The Bride Of Christ
The examination of the figures of speech used in the New Testament to describe the Church forms an interesting part of our investigation into who or what the Bride of Christ is.
Our correspondent states in his communication, and we quote his exact words, inserting only the articles for clarity, “Scripture always uses the figure of (a) man to describe (the) present Body, (the) Church. Ephesians 1:22 to 2:22: Goal is to make one new man. This would be a contradiction, to say this man was the wife of Ephesians 5.”
Let us first search the Scriptures to see whether or not they use other figures than that of a man.
The Church is a flock (John 10:16; 21:15-25. Acts 20:28. 1 Peter 5:2). Believers of this era could not be confined within the walls of Judaism; they must be led out of such a restricted area. The Lord Jesus said, “Other sheep I have, which are not of this fold: them also I must bring, and they shall hear My voice; and there shall be one fold, and one Shepherd.” The words in the last clause should be rendered, “One flock, and one Shepherd.” Dr. Alford’s comment reads, “The one flock is remarkable — not one fold, as characteristically, but erroneously rendered by A.V. — not one fold, but one flock: no one exclusive enclosure of an outward Church, but one flock, all knowing the one Shepherd (Heb. 13: 20. 1 Pet. 2:25).
The Church is a temple (Eph. 2:21. 1 Cor. 3:16. 2 Cor. 6:16): In the marginal reading of the R.V. for temple we read, “Into a holy sanctuary.” God is enshrined there.
The Church is a priesthood (1 Pet. 2:5-9) and Christ is the Great High Priest (Heb. 2:17; 3:1; 8:1; 10:21).
The Church is a new creation (2 Cor. 5:17. Gal. 5:15) and Christ is the Last Adam (1 Cor. 15:45).
The Church is a household (Eph. 2:19. 1 Pet. 4:17) and God is the Father over that house. There is a similar figure in Hebrews 3:6 where Christ is seen to be over His own house.
The Church is a Body and Christ is the Head (Eph. 1:22). This metaphor suggests not only that each member is vitally united to the Head, but that they are controlled by the Head.
The Church is a building (Eph. 2:20. 1 Pet. 2:4-5) and Christ is the Foundation and Chief Corner Stone; all His children are living stones built into the spiritual structure.
Let us now examine the figure of the new man mentioned in our correspondence. It appears only in this sense in Ephesians 2:15. In this passage, the words, “For to make in Himself,” literally mean, “in order to create in Him.” Here we are confronted by a new creation. This figure is used in 2 Corinthians 5:17 of the individual believer; here it is used of the entire community of the saints of this era. Christ is not only the Head of the material creation but Creator as well. We read, “All things were made by Him, and without Him was not anything made that was made” (John 1:3). In this material creation God created a man; that man fell and became so sinful that God repented that He had made him. The animosity and hatred between Jew and Gentile was only a proof that man was really fallen. In the new, the spiritual creation God removes the bitterness and enmity and creates a new man, one in which there is no antagonism but only peace.
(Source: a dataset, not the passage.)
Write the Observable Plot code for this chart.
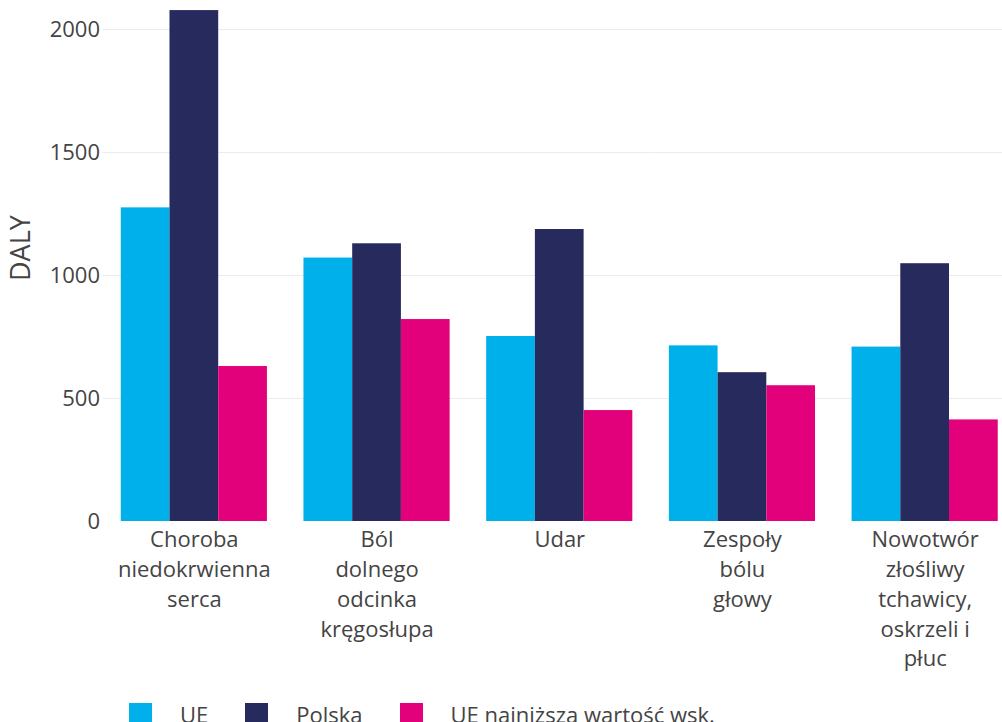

The general subject of this passage is reconciliation. God reconciles Jew and Gentile racially, and then spiritually He reconciles both unto Himself. The new man is the figure of speech the Lord uses to picture for us oneness in the Body of Christ.
The general subject of his passage in Ephesians is reconciliation; God reconciles Jews and Gentiles in Christ, and also reconciles both to God. We have, therefore, both racial and spiritual reconciliation.
To press any metaphor beyond the meaning supplied by the context can only lead to an erroneous conclusion. The same logic as employed by our correspondent also makes other metaphors appear similarly incongruous. For example, could the flock of Christ, referred to throughout the New Testament, be the new man of Ephesians two? Or could the temple be the household, or the priesthood the Body?
The failure to interpret figurative language by its context has led to the erroneous Roman Catholic doctrine of transubstantiation. The words of Christ, “He that eateth Me, even he shall live by Me” (John 6:27), must be understood in their immediate context. Consequently, we must call in question the statement that God always uses the figure of a man to describe the Body of Christ; obviously, this is not the case.
Let us close this part of our investigation with the warning given by Dr. Angus in his volume, The Bible Rand Book:
“In order to determine the sense of the figurative language of Scripture, the rule of attention to the context…must be carefuly observed. That a given expression is figurative is sometimes stated or implied, the meaning being then appended. But sometimes it is necessary to look to the general argument or allusions of the passage…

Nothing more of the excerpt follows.